Business
Stocks Plummet as Trump’s Tariff Talks Fuel Market Uncertainty

New York, NY — U.S. stocks fell sharply on Monday as uncertainty surrounding President Donald Trump’s conflicting tariff policies ignited a widespread market selloff. The three major indexes opened in negative territory and closed lower after a day marked by volatility, with concerns mounting about the potential for economic recession.
The Dow Jones Industrial Average plummeted 890 points, or 2.08%, recovering slightly from a loss exceeding 1,100 points. The S&P 500 closed down 2.7%, while the Nasdaq Composite suffered a significant drop of 4%, marking its largest single-day decline since September 2022.
This decline has exacerbated the already poor performance of the markets, with all three indexes erasing gains made since the U.S. presidential election in November. Investor anxiety has been overwhelmingly influenced by Trump’s comments on the tariffs, as he described the economy as undergoing ‘a period of transition’ and did not rule out the possibility of a recession. During an appearance on Fox News‘ ‘Sunday Morning Futures’, Trump remarked, ‘I hate to predict things like that. There is a period of transition because what we’re doing is very big.’
Technology stocks, a key driver of the market, contributed heavily to the downward pressure. The S&P 500 fell 8.6% from its recent record high, primarily due to the performance of major tech companies. The so-called ‘Magnificent Seven’ tech giants—Alphabet, Amazon, Apple, Meta, Microsoft, Nvidia, and Tesla—all recorded losses on Monday.
Anthony Saglimbene, chief market strategist at Ameriprise, stated, ‘President Trump’s comments not necessarily taking a recession off the table unnerved investors who were already jittery.’
The White House, however, remains optimistic, with spokesman Kush Desai asserting that President Trump would drive ‘historic’ economic growth in his second term. ‘Since President Trump was elected, industry leaders have responded to President Trump’s America First economic agenda with trillions in investment commitments that will create thousands of new jobs,’ Desai said.
Tesla’s stock fell by 15.4%, reversing much of the gains it made since the election as it struggles with a 45% decline year-to-date. Protests against CEO Elon Musk’s alignment with Trump and diminishing sales in Europe have exacerbated this issue.
Other tech stocks, including Nvidia and Palantir, also faced declines of 5% and 10%, respectively. ‘When stocks overextend on the upside, they overextend on the downside,’ remarked Gina Bolvin, president of Bolvin Wealth Management Group.

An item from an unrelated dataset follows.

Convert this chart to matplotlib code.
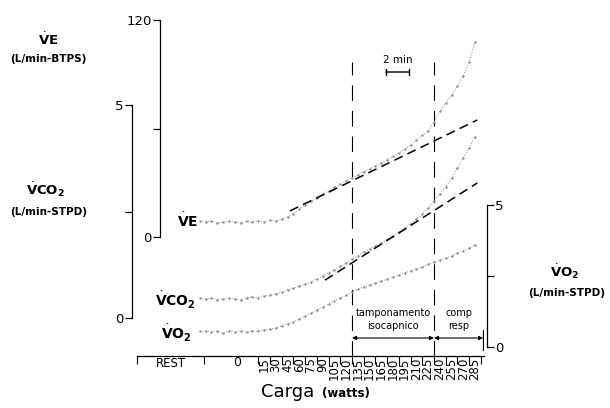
import matplotlib
matplotlib.use("Agg")
import matplotlib.pyplot as plt
import matplotlib.transforms as mtransforms

plt.rcParams['font.family'] = 'DejaVu Sans'
plt.rcParams['mathtext.fontset'] = 'dejavusans'

# time (min, 0 = start of the 15 W step) and breath data
t_min = [-5.0, -4.5, -4.0, -3.5, -3.0, -2.5, -2.0, -1.5, -1.0, -0.5,
         0.0, 0.5, 1.0, 1.5, 2.0, 2.5, 3.0, 3.5, 4.0, 4.5,
         5.0, 5.5, 6.0, 6.5, 7.0, 7.5, 8.0, 8.5, 9.0, 9.5,
         10.0, 10.5, 11.0, 11.5, 12.0, 12.5, 13.0, 13.5, 14.0, 14.5,
         15.0, 15.5, 16.0, 16.5, 17.0, 17.5, 18.0, 18.5]
ve = [8.6, 8.3, 8.8, 7.7, 8.3, 8.8, 8.3, 7.7, 8.8, 8.3,
      8.8, 8.3, 9.4, 8.8, 10.0, 11.1, 12.7, 15.5, 17.7, 19.9,
      21.6, 23.8, 25.4, 27.7, 29.3, 31.0, 32.8, 34.2, 36.2, 37.6,
      39.4, 40.9, 42.8, 44.6, 46.5, 48.4, 50.8, 53.5, 56.2, 58.8,
      63.5, 69.5, 74.1, 78.5, 83.5, 89.0, 96.8, 107.8]
vco2 = [0.46, 0.45, 0.47, 0.42, 0.45, 0.47, 0.45, 0.42, 0.47, 0.49,
        0.47, 0.52, 0.54, 0.56, 0.61, 0.66, 0.70, 0.75, 0.80, 0.84,
        0.92, 0.99, 1.06, 1.13, 1.22, 1.29, 1.38, 1.46, 1.55, 1.62,
        1.69, 1.76, 1.85, 1.92, 2.02, 2.11, 2.21, 2.32, 2.44, 2.58,
        2.75, 2.91, 3.07, 3.29, 3.52, 3.76, 3.99, 4.25]
vo2 = [0.55, 0.56, 0.53, 0.56, 0.49, 0.56, 0.53, 0.56, 0.53, 0.56,
       0.56, 0.60, 0.63, 0.67, 0.74, 0.81, 0.88, 0.99, 1.09, 1.19,
       1.30, 1.41, 1.51, 1.62, 1.73, 1.83, 1.94, 2.04, 2.11, 2.18,
       2.25, 2.32, 2.39, 2.46, 2.54, 2.61, 2.68, 2.75, 2.82, 2.92,
       2.99, 3.06, 3.13, 3.20, 3.31, 3.38, 3.49, 3.59]

# regression lines
ve_fit_t = [2.7, 18.7]
ve_fit = [14.4, 64.7]
co2_fit_t = [5.7, 18.7]
co2_fit = [0.89, 3.17]

# load steps
step_edges = [-10.4, -4.6] + list(range(0, 20))
watts = [str(15 * (k + 1)) for k in range(19)]
phase_edges = [8, 15]       # isocapnic buffering / resp. compensation
end_t = 19.2

W, H = 610, 408
fig = plt.figure(figsize=(W / 100, H / 100), dpi=100)


def box(x0, y0, x1, y1):
    return [x0 / W, 1 - y1 / H, (x1 - x0) / W, (y1 - y0) / H]


XL, XR = 136.5, 484.3
xlim = (-10.4, 19.3)

# load axis
ax = fig.add_axes(box(XL, 20, XR, 356))
ax.patch.set_visible(False)
ax.set_xlim(*xlim)
ax.set_ylim(0, 1)
for s in ['left', 'right', 'top']:
    ax.spines[s].set_visible(False)
ax.spines['bottom'].set_linewidth(0.9)
ax.set_yticks([])
ax.set_xticks(step_edges)
ax.set_xticklabels([])
ax.tick_params(axis='x', which='major', direction='out', length=6, width=0.8)
ax.set_xticks([k + 0.5 for k in range(19)], minor=True)
ax.set_xticklabels(watts, minor=True, rotation=90, fontsize=8.5)
ax.tick_params(axis='x', which='minor', length=0, pad=1)
trans = mtransforms.blended_transform_factory(ax.transData, ax.transAxes)
ax.text(-7.5, -0.022, 'REST', transform=trans, ha='center', va='center', fontsize=8.5)
ax.text(-1.8, -0.02, '0', transform=trans, ha='center', va='center', fontsize=9)

top_frac = (356 - 62) / (356 - 20)
for pe in phase_edges:
    ax.axvline(pe, ymin=0, ymax=top_frac, color='black', lw=0.8, dashes=(14, 9))

ya = (356 - 338) / 336
ax.annotate('', xy=(phase_edges[0], ya), xytext=(phase_edges[1], ya),
            xycoords=trans, textcoords=trans,
            arrowprops=dict(arrowstyle='<|-|>', lw=0.8, color='black',
                            mutation_scale=6, shrinkA=0, shrinkB=0))
ax.annotate('', xy=(phase_edges[1], ya), xytext=(end_t, ya),
            xycoords=trans, textcoords=trans,
            arrowprops=dict(arrowstyle='<|-|>', lw=0.8, color='black',
                            mutation_scale=6, shrinkA=0, shrinkB=0))
ax.axvline(end_t, ymin=(356 - 350) / 336, ymax=(356 - 330) / 336, color='black', lw=0.9)
mid1 = (phase_edges[0] + phase_edges[1]) / 2
mid2 = (phase_edges[1] + end_t) / 2
ax.text(mid1, (356 - 313) / 336, 'tamponamento', transform=trans,
        ha='center', va='center', fontsize=7)
ax.text(mid1, (356 - 326) / 336, 'isocapnico', transform=trans,
        ha='center', va='center', fontsize=7)
ax.text(mid2, (356 - 313) / 336, 'comp', transform=trans,
        ha='center', va='center', fontsize=7)
ax.text(mid2, (356 - 326) / 336, 'resp', transform=trans,
        ha='center', va='center', fontsize=7)

# 2 min bar
yb = (356 - 72) / 336
ax.annotate('', xy=(10.9, yb), xytext=(12.9, yb), xycoords=trans, textcoords=trans,
            arrowprops=dict(arrowstyle='|-|,widthA=0.25,widthB=0.25', lw=1.0,
                            color='black', shrinkA=0, shrinkB=0))
ax.text(11.9, (356 - 60) / 336, '2 min', transform=trans, ha='center', va='center', fontsize=7.5)

dot_kw = dict(color='#8a8a8a', marker='.', markersize=1.4, lw=0.7,
              ls=(0, (1, 1.8)), clip_on=False)
fit_kw = dict(color='black', lw=1.1, dashes=(6, 3.5), clip_on=False)


def style_side(a, side, pos):
    a.patch.set_visible(False)
    a.set_xlim(*xlim)
    a.set_xticks([])
    for s in ['left', 'right', 'top', 'bottom']:
        a.spines[s].set_visible(s == side)
    a.spines[side].set_position(('axes', pos))
    a.spines[side].set_linewidth(0.9)
    a.tick_params(axis='y', direction='out', length=5, width=0.9, labelsize=9.5, pad=1)
    if side == 'right':
        a.yaxis.tick_right()


# VE axis
ax_ve = fig.add_axes(box(XL, 20, XR, 237))
style_side(ax_ve, 'left', (160 - XL) / (XR - XL))
ax_ve.set_ylim(0, 120)
ax_ve.set_yticks([0, 60, 120])
ax_ve.set_yticklabels(['0', '', '120'])
ax_ve.plot(t_min, ve, **dot_kw)
ax_ve.plot(ve_fit_t, ve_fit, **fit_kw)

# VCO2 axis
ax_c = fig.add_axes(box(XL, 105, XR, 318))
style_side(ax_c, 'left', (132 - XL) / (XR - XL))
ax_c.set_ylim(0, 5)
ax_c.set_yticks([0, 2.5, 5])
ax_c.set_yticklabels(['0', '', '5'])
ax_c.plot(t_min, vco2, **dot_kw)
ax_c.plot(co2_fit_t, co2_fit, **fit_kw)

# VO2 axis
ax_o = fig.add_axes(box(XL, 205, XR, 347))
style_side(ax_o, 'right', (487 - XL) / (XR - XL))
ax_o.set_ylim(0, 5)
ax_o.set_yticks([0, 2.5, 5])
ax_o.set_yticklabels(['0', '', '5'])
ax_o.plot(t_min, vo2, **dot_kw)


def ftext(x, y, s, **kw):
    fig.text(x / W, 1 - y / H, s, ha=kw.pop('ha', 'center'), va='center', **kw)


ftext(48, 40, r'$\dot{\mathbf{V}}\mathbf{E}$', fontsize=9.5)
ftext(48, 59, '(L/min-BTPS)', fontsize=7.5, fontweight='bold')
ftext(45, 190, r'$\dot{\mathbf{V}}\mathbf{CO}_\mathbf{2}$', fontsize=9.5)
ftext(49, 212, '(L/min-STPD)', fontsize=7.5, fontweight='bold')
ftext(565, 272, r'$\dot{\mathbf{V}}\mathbf{O}_\mathbf{2}$', fontsize=9.5)
ftext(567, 293, '(L/min-STPD)', fontsize=7.5, fontweight='bold')

ftext(198, 221, r'$\dot{\mathbf{V}}\mathbf{E}$', fontsize=10, ha='right')
ftext(196, 300, r'$\dot{\mathbf{V}}\mathbf{CO}_\mathbf{2}$', fontsize=10, ha='right')
ftext(192, 333, r'$\dot{\mathbf{V}}\mathbf{O}_\mathbf{2}$', fontsize=10, ha='right')

ftext(288, 392, 'Carga', fontsize=13)
ftext(346, 393, '(watts)', fontsize=8.5, fontweight='bold')

fig.savefig('out.png', dpi=100)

Market volatility was reflected in the VIX index, often referred to as Wall Street’s fear gauge, which reached its highest level of the year. Investors have been driven by ‘extreme fear’, according to Saglimbene.
Bitcoin dipped to around $78,000 on Monday, its lowest value since November, following a general selloff of risky assets. The S&P 500 had already posted a 3.1% decline last week, marking its worst performance since September.
Ed Yardeni, president of Yardeni Research, remarked, ‘The stock market is losing its confidence in the Trump 2.0 policies.’ Trump recently proposed significant tariffs on imports from Canada and Mexico, elevating tensions. The planned tariff on all Chinese imports will rise from 10% to 20%, with a new tariff rate of 25% on others expected to be implemented soon.
Concerns are growing about the impact of tariff discussions and the underlying uncertainty that comes with them. David Bahnsen, chief investment officer at the Bahnsen Group, observed, ‘The talk of tariffs is, in a lot of ways, worse than the implementation of them.’ He warned that ongoing tariff uncertainties could harm economic activity for a quarter or two, leading to negotiations that will leave many puzzled.
Meanwhile, signs of economic strain are emerging: layoffs are on the rise, hiring is slowing, consumer confidence is diminishing, and inflation continues upward. The yield on the 10-year U.S. Treasury note fell to 4.225%, as investors sought security in government bonds due to ongoing economic concerns.
As markets brace for upcoming monthly inflation reports set to be released this Wednesday and Thursday, investors will be closely monitoring whether inflation rates stubbornly persist through February, which could further dictate market movements in the coming weeks.
A recession is typically defined by two consecutive quarters of negative GDP growth per the National Bureau of Economic Research. Analyst Sam Stovall, chief investment strategist at CFRA Research, stated, ‘How long this period of investor caution persists depends on how quickly global trade clouds and recession threats dissipate.’